O ódio começa a ser propagado a quem simplesmente tenta criar uma sociedade que corrija os erros, puna a violência e eduque. Por quê tanta gente aceita que um bandido seja amarrado a um poste por roubar um celular mas acha um absurdo que uma lei crie penas mais duras a quem propositalmente tenta humilhar um colega de trabalho só por ele se sentir atraído pelo mesmo sexo?

Para essa sociedade machista e preconceituosa, o gay que tem voz é radical.

A pergunta é retórica porque a resposta é simples: aprisionados em seu próprio egoísmo, muitos não aceitam que se lute pelo o que é certo se isso não vai lhe proporcionar nenhum benefício. Em nome do “bem comum”, ignora-se os direitos das minorias, ainda que essas mesmas pessoas tenham amigos, primos ou tios gays. É a lei do “isso não é importante porque não me afeta”, uma fala implícita em que acha que é radicalismo um gay levantar a bandeira de sua sexualidade para lutar por mudanças.

O desenvolvimento desse pensamento mesquinho é, claro, a crítica à famigerada “vitimização”. Em nome disso, pessoas usam argumentos vazios e estúpidos para dizer que gays, lésbicas, bissexuais e trans gostam de ser fazer de coitados para “se dar bem”.

Essas pessoas nunca pararam pra pensar ou preferem ignorar o fato de que existem sentimentos reais muito fortes por trás de tudo isso. Nunca sequer se preocuparam em pensar como é difícil ter medo da solidão ou do que possa acontecer se você contar para amigos que é “diferente”. Ou como funciona a cabeça de alguém que reza todos os dias para acordar em um corpo diferente do seu.

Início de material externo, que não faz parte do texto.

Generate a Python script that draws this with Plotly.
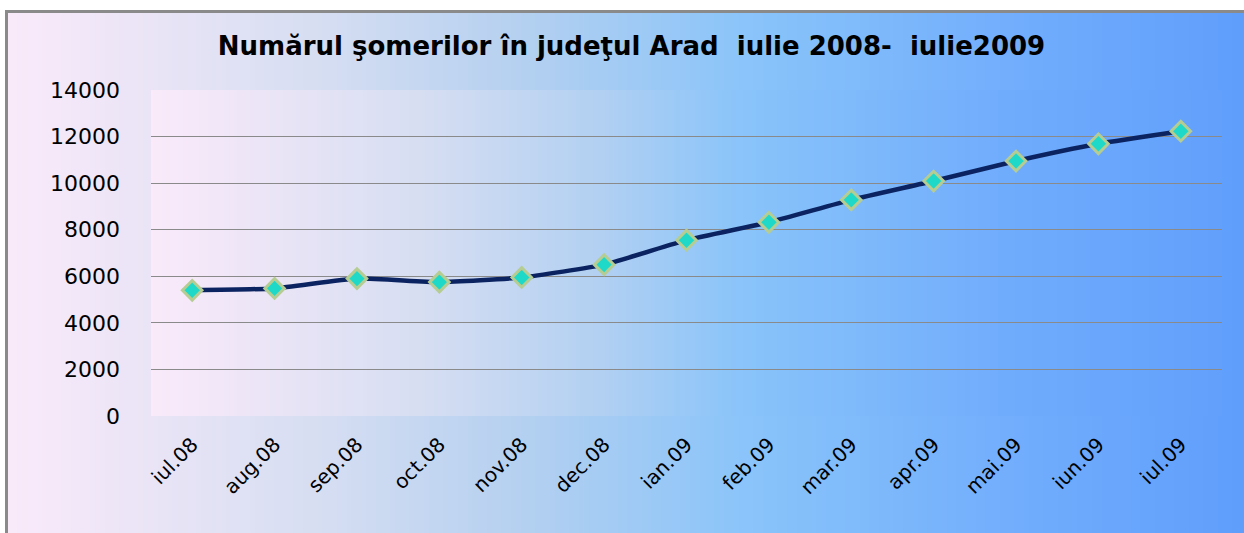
import base64, struct, zlib
import plotly.graph_objects as go

categories = ["iul.08", "aug.08", "sep.08", "oct.08", "nov.08", "dec.08", "ian.09",
              "feb.09", "mar.09", "apr.09", "mai.09", "iun.09", "iul.09"]
values = [5400, 5480, 5900, 5750, 5950, 6500, 7550, 8320, 9280, 10090, 10950, 11690, 12230]
y_ticks = [0, 2000, 4000, 6000, 8000, 10000, 12000, 14000]
title_text = "Numărul şomerilor în judeţul Arad  iulie 2008-  iulie2009"

W, H = 1244, 533
L, R, T, B = 151, 1222, 90, 416


def gradient_png(stops, width=256):
    row = bytearray([0])
    for i in range(width):
        t = i / (width - 1)
        for k in range(len(stops) - 1):
            t0, c0 = stops[k]
            t1, c1 = stops[k + 1]
            if t0 <= t <= t1:
                f = (t - t0) / (t1 - t0) if t1 > t0 else 0
                c = [round(c0[j] + (c1[j] - c0[j]) * f) for j in range(3)]
                break
        row += bytes(c)
    raw = bytes(row) * 2

    def chunk(tag, data):
        return struct.pack(">I", len(data)) + tag + data + struct.pack(">I", zlib.crc32(tag + data) & 0xffffffff)

    png = b"\x89PNG\r\n\x1a\n" + chunk(b"IHDR", struct.pack(">IIBBBBB", width, 2, 8, 2, 0, 0, 0)) \
        + chunk(b"IDAT", zlib.compress(raw)) + chunk(b"IEND", b"")
    return "data:image/png;base64," + base64.b64encode(png).decode()


outer_stops = [(0.0, (250, 234, 250)), (0.25, (215, 222, 242)), (0.42, (180, 208, 240)),
               (0.6, (138, 196, 250)), (0.8, (115, 175, 252)), (1.0, (96, 158, 252))]
inner_stops = [(0.0, (250, 234, 250)), (0.25, (215, 222, 242)), (0.42, (178, 208, 242)),
               (0.55, (138, 196, 250)), (0.8, (112, 172, 252)), (1.0, (98, 160, 252))]


def px(xp):
    return (xp - L) / (R - L)


def py(yp):
    return (B - yp) / (B - T)


fig = go.Figure()
fig.add_trace(go.Scatter(
    x=categories, y=values, mode="lines+markers",
    line=dict(color="#0b2461", width=4.5, shape="spline", smoothing=0.5),
    marker=dict(symbol="diamond", size=15, color="#1ed8c8",
                line=dict(color="#b5cd92", width=3)),
    showlegend=False, cliponaxis=False,
))

fig.update_layout(
    width=W, height=H,
    margin=dict(l=L, r=W - R, t=T, b=H - B, pad=0),
    paper_bgcolor="white", plot_bgcolor="rgba(0,0,0,0)",
    title=dict(text=title_text, x=(193 + 1070) / 2 / W, xref="container", xanchor="center",
               y=1 - 46 / H, yref="container", yanchor="middle",
               font=dict(family="DejaVu Sans", size=26, color="black", weight="bold")),
    images=[
        dict(source=gradient_png(outer_stops), xref="paper", yref="paper",
             x=px(5), y=py(10), sizex=px(W) - px(5), sizey=py(10) - py(H),
             xanchor="left", yanchor="top", sizing="stretch", layer="below"),
        dict(source=gradient_png(inner_stops), xref="paper", yref="paper",
             x=0, y=1, sizex=1, sizey=1,
             xanchor="left", yanchor="top", sizing="stretch", layer="below"),
    ],
    shapes=[
        dict(type="line", xref="paper", yref="paper", x0=px(6.5), x1=px(6.5), y0=py(10), y1=py(H),
             line=dict(color="#8a8a8a", width=3), layer="above"),
        dict(type="line", xref="paper", yref="paper", x0=px(5), x1=px(W), y0=py(11.5), y1=py(11.5),
             line=dict(color="#8a8a8a", width=3), layer="above"),
    ],
    xaxis=dict(type="category", showgrid=False, zeroline=False, showline=False,
               ticks="", tickangle=-45, ticklabelstandoff=12,
               tickfont=dict(family="DejaVu Sans", size=20, color="black"),
               range=[-0.5, len(categories) - 0.5]),
    yaxis=dict(range=[0, 14000], tickvals=y_ticks, ticktext=[str(v) for v in y_ticks],
               showgrid=True, gridcolor="#8a8a8a", gridwidth=1, zeroline=False,
               showline=False, ticks="", ticklabelstandoff=30,
               tickfont=dict(family="DejaVu Sans", size=22, color="black")),
)

fig.write_html("out.html", config={"displayModeBar": False},
               post_script="document.body.style.margin='0';document.body.style.overflow='hidden';")
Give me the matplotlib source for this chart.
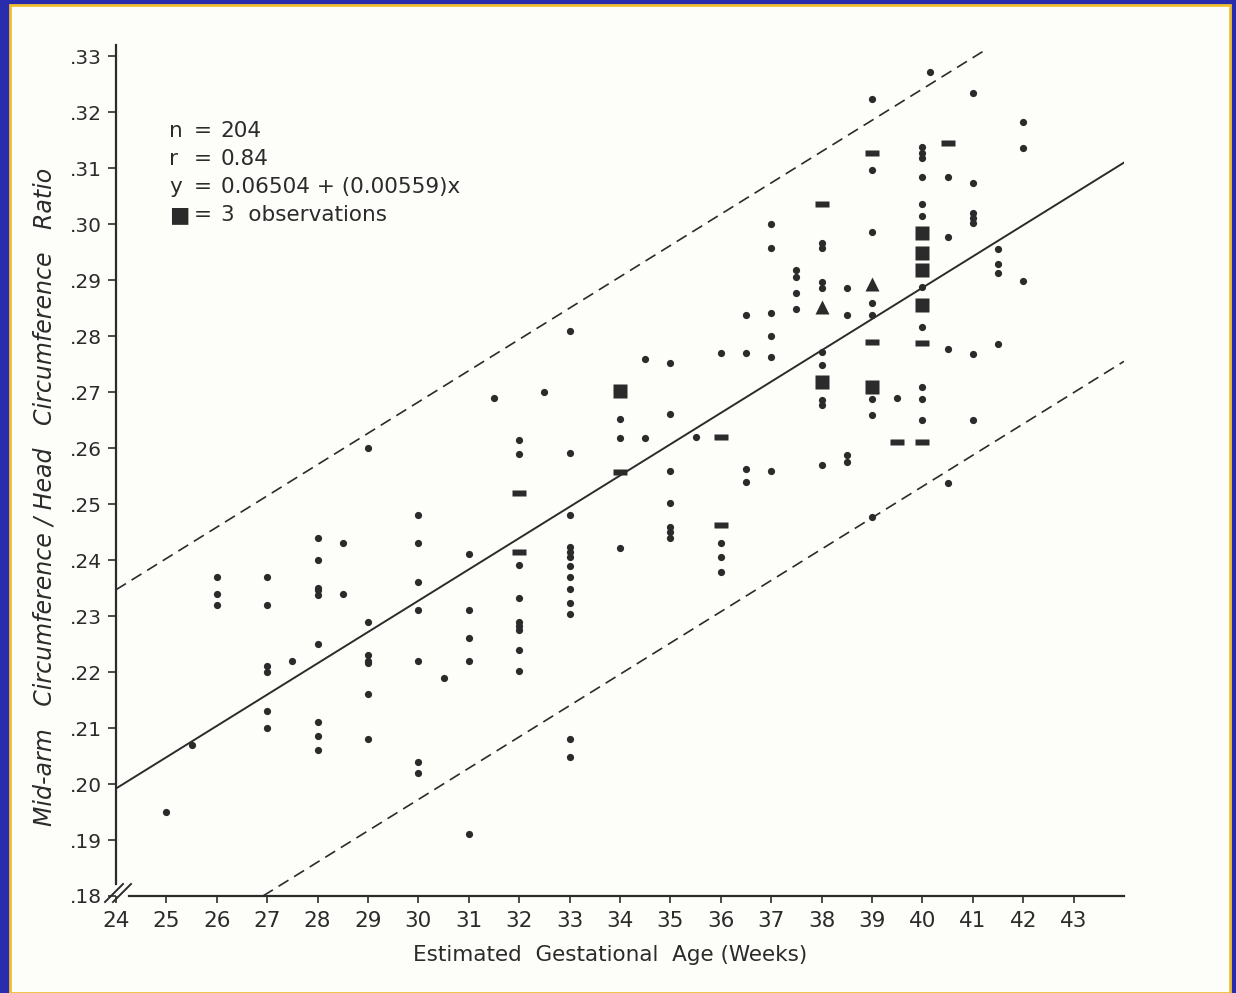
import numpy as np
import matplotlib
matplotlib.use("Agg")
import matplotlib.pyplot as plt
from matplotlib.patches import Rectangle
from matplotlib.path import Path

# Mid-arm / head circumference ratio against gestational age.
# Dots are single observations, dashes two, squares three.

weeks = list(range(24, 44))
ratio_ticks = [0.18, 0.19, 0.20, 0.21, 0.22, 0.23, 0.24, 0.25, 0.26, 0.27,
               0.28, 0.29, 0.30, 0.31, 0.32, 0.33]

dot_x = [25, 25.5,
         26, 26, 26,
         27, 27, 27, 27, 27, 27,
         27.5,
         28, 28, 28, 28, 28, 28, 28, 28, 28,
         28.5, 28.5,
         29, 29, 29, 29, 29, 29, 29,
         30, 30, 30, 30, 30, 30, 30,
         30.5,
         31, 31, 31, 31, 31,
         31.5,
         32, 32, 32, 32, 32, 32, 32, 32, 32,
         32.5,
         33, 33, 33, 33, 33, 33, 33, 33, 33, 33, 33, 33, 33,
         34, 34, 34,
         34.5, 34.5,
         35, 35, 35, 35, 35, 35, 35,
         35.5,
         36, 36, 36, 36,
         36.5, 36.5, 36.5, 36.5,
         37, 37, 37, 37, 37, 37,
         37.5, 37.5, 37.5, 37.5,
         38, 38, 38, 38, 38, 38, 38, 38, 38,
         38.5, 38.5, 38.5, 38.5,
         39, 39, 39, 39, 39, 39, 39, 39,
         39.5,
         40, 40, 40, 40, 40, 40, 40, 40, 40, 40, 40,
         40.15,
         40.5, 40.5, 40.5, 40.5,
         41, 41, 41, 41, 41, 41, 41,
         41.5, 41.5, 41.5, 41.5,
         42, 42, 42]
dot_y = [0.195, 0.207,
         0.237, 0.234, 0.232,
         0.237, 0.232, 0.221, 0.220, 0.213, 0.210,
         0.222,
         0.244, 0.240, 0.235, 0.2346, 0.2338, 0.225, 0.211, 0.2086, 0.206,
         0.243, 0.234,
         0.260, 0.229, 0.223, 0.222, 0.2216, 0.216, 0.208,
         0.248, 0.243, 0.236, 0.231, 0.222, 0.204, 0.202,
         0.219,
         0.241, 0.231, 0.226, 0.222, 0.191,
         0.269,
         0.2614, 0.259, 0.2391, 0.2332, 0.2289, 0.2282, 0.2275, 0.2239, 0.2202,
         0.270,
         0.281, 0.2591, 0.248, 0.2423, 0.2414, 0.2405, 0.2389, 0.237, 0.2348,
         0.2323, 0.2304, 0.208, 0.2048,
         0.2652, 0.2618, 0.2421,
         0.2759, 0.2618,
         0.2752, 0.2661, 0.2559, 0.2502, 0.2459, 0.245, 0.2439,
         0.262,
         0.277, 0.243, 0.2405, 0.2379,
         0.2837, 0.277, 0.2562, 0.2539,
         0.300, 0.2957, 0.2841, 0.280, 0.2763, 0.2559,
         0.2918, 0.2905, 0.2877, 0.2848,
         0.2966, 0.2957, 0.2896, 0.2886, 0.2772, 0.2748, 0.2686, 0.2677, 0.257,
         0.2886, 0.2838, 0.2588, 0.2575,
         0.3223, 0.3096, 0.2986, 0.2859, 0.2838, 0.2688, 0.2659, 0.2477,
         0.2689,
         0.3137, 0.3127, 0.3118, 0.3084, 0.3036, 0.3014, 0.2888, 0.2816,
         0.2709, 0.2688, 0.265,
         0.3271,
         0.3084, 0.2977, 0.2777, 0.2538,
         0.3234, 0.3073, 0.302, 0.3011, 0.3002, 0.2768, 0.265,
         0.2955, 0.2929, 0.2913, 0.2786,
         0.3182, 0.3136, 0.2898]

dash_x = [32, 32, 34, 36, 36, 38, 39, 39, 39.5, 40, 40, 40.5]
dash_y = [0.252, 0.2414, 0.2557, 0.262, 0.2463, 0.3036, 0.3127, 0.2789,
          0.2611, 0.2788, 0.2611, 0.3145]

square_x = [34, 38, 39, 40, 40, 40, 40]
square_y = [0.2702, 0.2718, 0.2709, 0.2984, 0.2948, 0.2918, 0.2855]

tri_x = [38, 39]
tri_y = [0.2852, 0.2893]

intercept = 0.06504
slope = 0.00559
band = 0.0355

W, H = 1236, 993
ink = "#2b2b2b"

fig = plt.figure(figsize=(W / 100, H / 100), dpi=100, facecolor="#2a2cae")
fig.add_artist(Rectangle((10 / W, 0), 1220 / W, 988 / H,
                         transform=fig.transFigure, facecolor="#fdfdfa",
                         edgecolor="#f0c030", lw=2, zorder=-10))

ax = fig.add_axes([116 / W, 97 / H, 1008 / W, 851 / H])
ax.set_facecolor("none")
ax.set_xlim(24, 44)
ax.set_ylim(0.18, 0.332)

for side in ("top", "right"):
    ax.spines[side].set_visible(False)
for side in ("left", "bottom"):
    ax.spines[side].set_color(ink)
    ax.spines[side].set_linewidth(1.6)
ax.spines["left"].set_bounds(0.1822, 0.332)
ax.spines["bottom"].set_bounds(24.25, 44)

ax.set_xticks(weeks)
ax.set_xticklabels([str(w) for w in weeks])
ax.set_yticks(ratio_ticks)
ax.set_yticklabels(["." + f"{t:.2f}"[2:] for t in ratio_ticks])
ax.tick_params(axis="x", direction="out", length=5, width=1.2, color=ink,
               pad=6, labelsize=15.5, labelcolor=ink)
ax.tick_params(axis="y", direction="out", length=6, width=1.2, color=ink,
               pad=4, labelsize=14.5, labelcolor=ink)

# axis break at the origin
for off in (0, 8):
    ax.plot([(-11 + off) / 1008, (7 + off) / 1008], [-6 / 851, 12 / 851],
            transform=ax.transAxes, color=ink, lw=1.4, clip_on=False)

# regression line and limits
xr = np.array([24, 44])
ax.plot(xr, intercept + slope * xr, color=ink, lw=1.4)
xu = np.array([24, 41.25])
ax.plot(xu, intercept + slope * xu + band, color=ink, lw=1.2,
        dashes=(7, 4))
xl = np.array([(0.18 + band - intercept) / slope, 44])
ax.plot(xl, intercept + slope * xl - band, color=ink, lw=1.2,
        dashes=(7, 4))

dash_marker = Path([(-1, -0.5), (1, -0.5), (1, 0.5), (-1, 0.5), (-1, -0.5)],
                   [Path.MOVETO, Path.LINETO, Path.LINETO, Path.LINETO,
                    Path.CLOSEPOLY])
ax.plot(dot_x, dot_y, "o", ms=5.2, color=ink, mec="none")
ax.plot(dash_x, dash_y, ls="none", marker=dash_marker, ms=10, color=ink,
        mec="none")
ax.plot(square_x, square_y, "s", ms=10.5, color=ink, mec="none")
ax.plot(tri_x, tri_y, "^", ms=9.5, color=ink, mec="none")

# summary block
rows = [("n", "204"), ("r", "0.84"), ("y", "0.06504 + (0.00559)x"),
        ("\u25a0", "3  observations")]
for i, (sym, val) in enumerate(rows):
    yv = 0.3166 - 0.005 * i
    ax.text(25.05, yv, sym, fontsize=15.5, color=ink, va="center", ha="left")
    ax.text(25.72, yv, "=", fontsize=15.5, color=ink, va="center",
            ha="center")
    ax.text(26.08, yv, val, fontsize=15.5, color=ink, va="center", ha="left")

fig.text(610 / W, 1 - 955 / H, "Estimated  Gestational  Age (Weeks)",
         fontsize=15.5, color=ink, ha="center", va="center")
fig.text(45 / W, 1 - 497 / H,
         "Mid-arm   Circumference / Head   Circumference   Ratio",
         fontsize=17, style="italic", color=ink, rotation=90,
         ha="center", va="center")

fig.savefig("out.png", dpi=100, facecolor=fig.get_facecolor())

Nunca pararam para imaginar a vida de quem é expulso de casa pelos próprios pais por causa de um sentimento que não consegue controlar. Ou como é passar todos os dias o medo de levar uma surra se demonstrar afeto pela pessoa que ama, ainda que algo tão simples quanto andar de mãos dadas. E que tal ser praticamente banido de todas as principais religiões do mundo, não conseguindo se entregar a uma fé por não ser aceito?

E apesar de tudo isso, de todas as injustiças, a violência e o medo, de toda a insegurança e as incertezas, ainda existem a pressão para que as pessoas LGBT sejam moderadas. Só mostrar o amor, a educação e se conter.

Para essa sociedade machista e preconceituosa, o gay que tem voz é radical. Tentar ser visto como uma pessoa normal é acabar com o modelo tradicional que seria o pilar da sociedade (ainda que obviamente isso não esteja funcionando). E se alguém se impõe, se alguém revida, se alguém perde um pouco da calma que seja, recebe uma chuva de críticas. O filho de um casal lésbico que não poderia ter sido “grosseiro” (e ele não foi) ao responder uma pergunta ignorante. O jornalista que não poderia mandar o político inescrupuloso ir “procurar uma rola” porque isso não cria um debate educado. E por aí vai, em inúmeras situações diárias que acontecem fora das câmeras de televisão.

A violência moral que acontece todos os dias jamais mereceu manchete ou nota de rodapé.

 Mas aí vem o cuspe. Uma atitude errada em seu ambiente de trabalho? Sim. Uma atitude injustificada? Não. No calor do momento, em um dia tenso, um ambiente tomado por manifestações do absurdo e do que deveria ser inaceitável, uma homenagem a um torturador seguida por falas de “veado, boiola, queima-rosca”, após meses de semelhante bullying digno da infantilidade imbecil dos tempos de escola, resultam em uma perda de controle seguida por um cuspe.

Uma agressão muito mais moral do que física que não vai deixar marcas e muito menos atentou contra a saúde e o bem-estar corporal de quem o recebeu. Não é uma apologia ao cuspe, não é uma defesa política do autor do ato e nem a ideia de que violência verbal deva ser revidada com violência bucal. Mas é importante constatar que a violência moral que acontece todos os dias jamais mereceu manchete ou nota de rodapé.

A imprensa amarronzada, travestida de verde-e-amarelo, vai atrás do clique. E nada dá mais clique do que o oprimido perdendo o controle a razão. Um prato cheio para os comentaristas anônimos e os defensores do “livre arbítrio” de poder fazer com que alguém sinta o peso de ser rejeitado pelo mundo.